女性の敗戦日記について
敗戦日記としては,こんな参考文献リストができるだろうか。
高見順『敗戦日記』
エーリッヒ・ケストナー『終戦日記』
清沢洌『暗黒日記』
ここに女性の敗戦日記をつけ足すと
吉沢久子『吉沢久子、27歳の空襲日記』
男性と女性それぞれ三冊の王道参考文献といったところだろうか。
女性の三冊の日記については,雑誌『図書』2022年7月号,斎藤真理子「三人の女性の『敗戦日記』」で紹介されている。
生活を切り盛りする女性たちが,暮らしの中で戦争を生き抜いた記録である。
本稿を読んで気になったのは,戦争中といえど,食料は「あるところにはある」ということだった。
野上弥生子の日記だ。
甘いもの好きな夫のために作る揚げまんじゅう,お汁粉,故郷の大分臼杵に伝わる茶台寿司などなど,料理名だけ見ていると戦時の感じが薄い。
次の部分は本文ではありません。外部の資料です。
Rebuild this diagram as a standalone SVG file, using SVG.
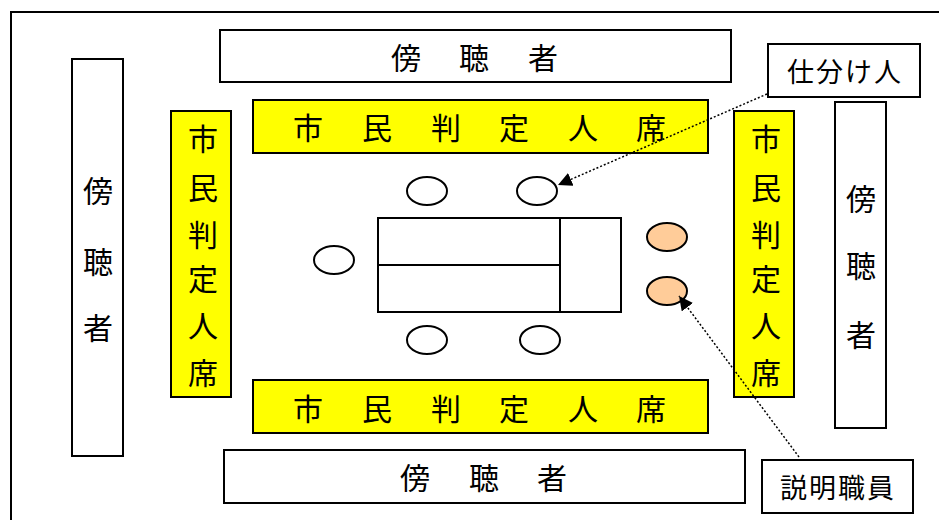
<svg xmlns="http://www.w3.org/2000/svg" width="939" height="520" viewBox="0 0 939 520">
<defs>
<style>
.box{fill:#fff;stroke:#000;stroke-width:2}
.seat{fill:#ffff00;stroke:#000;stroke-width:2}
.chair{fill:#fff;stroke:#000;stroke-width:2}
.staff{fill:#ffcc99;stroke:#000;stroke-width:2}
.tbl{fill:#fff;stroke:#000;stroke-width:2}
.lbl{font-family:"Noto Sans CJK JP","Noto Sans",sans-serif;font-size:30px;fill:#000;text-anchor:middle;dominant-baseline:central}
.call{font-family:"Noto Sans CJK JP","Noto Sans",sans-serif;font-size:27px;fill:#000;text-anchor:middle;dominant-baseline:central;letter-spacing:2px}
.conn{fill:none;stroke:#000;stroke-width:1.5;stroke-dasharray:2 2}
</style>
<marker id="arr" viewBox="0 0 10 10" refX="10" refY="5" markerWidth="14" markerHeight="14" markerUnits="userSpaceOnUse" orient="auto">
<path d="M0,0 L10,5 L0,10 z" fill="#000"/>
</marker>
</defs>
<rect x="0" y="0" width="939" height="520" fill="#fff"/>
<rect id="frame" x="11" y="12" width="940" height="520" fill="none" stroke="#000" stroke-width="2"/>

<g id="audience-top"><rect class="box" x="220" y="30" width="511" height="52"/><text class="lbl" x="406 474 543" y="56">傍聴者</text></g>
<g id="audience-bottom"><rect class="box" x="224" y="450" width="521" height="53"/><text class="lbl" x="415 484 552" y="476">傍聴者</text></g>
<g id="audience-left"><rect class="box" x="72" y="59" width="51" height="397"/><text class="lbl" x="98" y="189">傍</text><text class="lbl" x="98" y="260">聴</text><text class="lbl" x="98" y="326">者</text></g>
<g id="audience-right"><rect class="box" x="835" y="102" width="51" height="326"/><text class="lbl" x="861" y="197">傍</text><text class="lbl" x="861" y="264">聴</text><text class="lbl" x="861" y="333">者</text></g>

<g id="judges-top"><rect class="seat" x="253" y="100" width="455" height="53"/><text class="lbl" x="308 377 446 514 583 651" y="126">市民判定人席</text></g>
<g id="judges-bottom"><rect class="seat" x="253" y="380" width="455" height="53"/><text class="lbl" x="308 377 446 514 583 651" y="407">市民判定人席</text></g>
<g id="judges-left"><rect class="seat" x="171" y="111" width="60" height="286"/>
<text class="lbl" x="203" y="137">市</text><text class="lbl" x="203" y="186">民</text><text class="lbl" x="203" y="233">判</text><text class="lbl" x="203" y="277">定</text><text class="lbl" x="203" y="324">人</text><text class="lbl" x="203" y="371">席</text></g>
<g id="judges-right"><rect class="seat" x="734" y="111" width="60" height="286"/>
<text class="lbl" x="766" y="137">市</text><text class="lbl" x="766" y="186">民</text><text class="lbl" x="766" y="233">判</text><text class="lbl" x="766" y="277">定</text><text class="lbl" x="766" y="324">人</text><text class="lbl" x="766" y="371">席</text></g>

<g id="table"><rect class="tbl" x="378" y="218" width="243" height="94"/><line x1="560" y1="218" x2="560" y2="312" stroke="#000" stroke-width="2"/><line x1="378" y1="265" x2="560" y2="265" stroke="#000" stroke-width="2"/></g>

<g id="chair-tl"><ellipse class="chair" cx="427" cy="191" rx="20" ry="14"/></g>
<g id="chair-tr"><ellipse class="chair" cx="537" cy="191" rx="20" ry="14"/></g>
<g id="chair-l"><ellipse class="chair" cx="334" cy="260" rx="20" ry="14"/></g>
<g id="chair-bl"><ellipse class="chair" cx="427" cy="340" rx="20" ry="14"/></g>
<g id="chair-br"><ellipse class="chair" cx="540" cy="340" rx="20" ry="14"/></g>
<g id="staff-1"><ellipse class="staff" cx="667" cy="237" rx="20" ry="14"/></g>
<g id="staff-2"><ellipse class="staff" cx="667" cy="291" rx="20" ry="14"/></g>

<g id="callout-shiwake"><rect class="box" x="768" y="44" width="152" height="53"/><text class="call" x="845" y="70">仕分け人</text></g>
<g id="callout-setsumei"><rect class="box" x="762" y="460" width="151" height="53"/><text class="call" x="838" y="486">説明職員</text></g>

<g id="connectors">
<line class="conn" x1="767" y1="94" x2="558" y2="185" marker-end="url(#arr)"/>
<line class="conn" x1="799" y1="457" x2="679" y2="296" marker-end="url(#arr)"/>
</g>
</svg>
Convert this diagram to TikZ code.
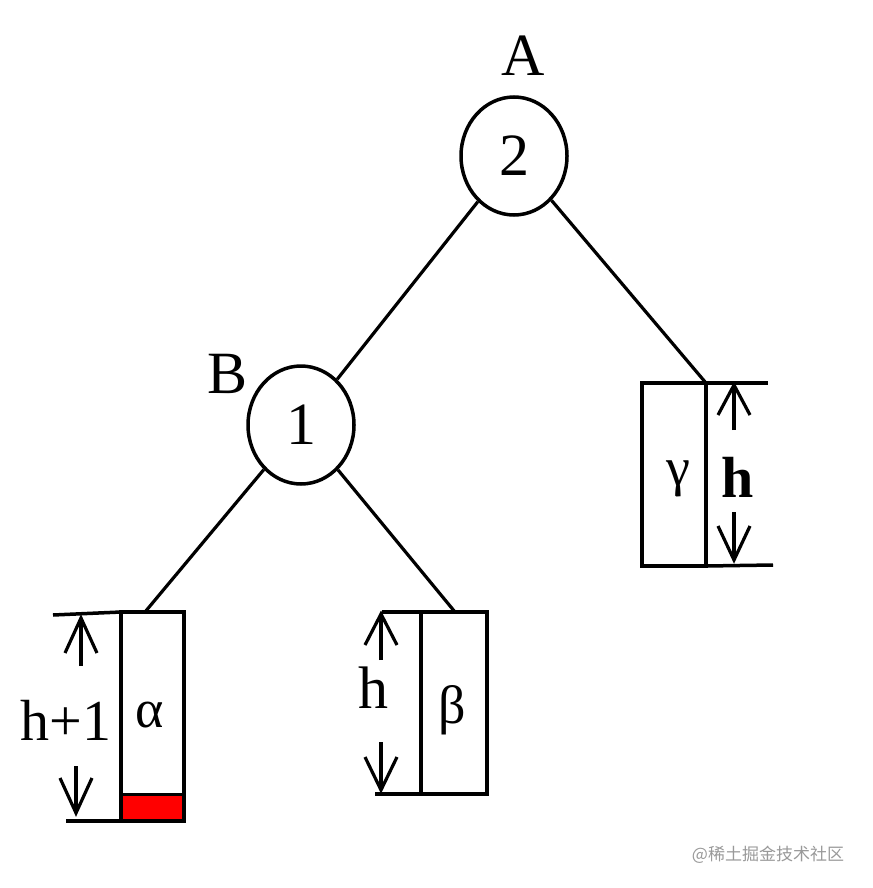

一九四五年四月三十日には,大分臼杵の実家(フンドーキン醤油という大企業)から,味噌や醤油,塩などがどっさり送られてきている。野菜は自分でも作るし,近所からお裾分けがある。米も豊富らしく,白米をたくさん炊いた後は,傷まないうちに焼きおにぎりやお弁当にして人にあげたり。五月六日の日記にはそれについて「しかし白米の御飯をもてやまして,他人に食べて貰ふといふ事は,今はよそでは出来ないゼイタクさであらう」などと書いてある。当時の食糧事情を考えれば,「あるところにはあるものだ」といわれてしまうだろう。(斎藤真理子 2022: 61)
こうした食糧事情を知ることは,子どもたちにとって,教科書が示す一様に貧しい食うや食わずの戦中像を一変させる強さをもっている。ネタとしては面白いので,どこかで使ってみたくなる。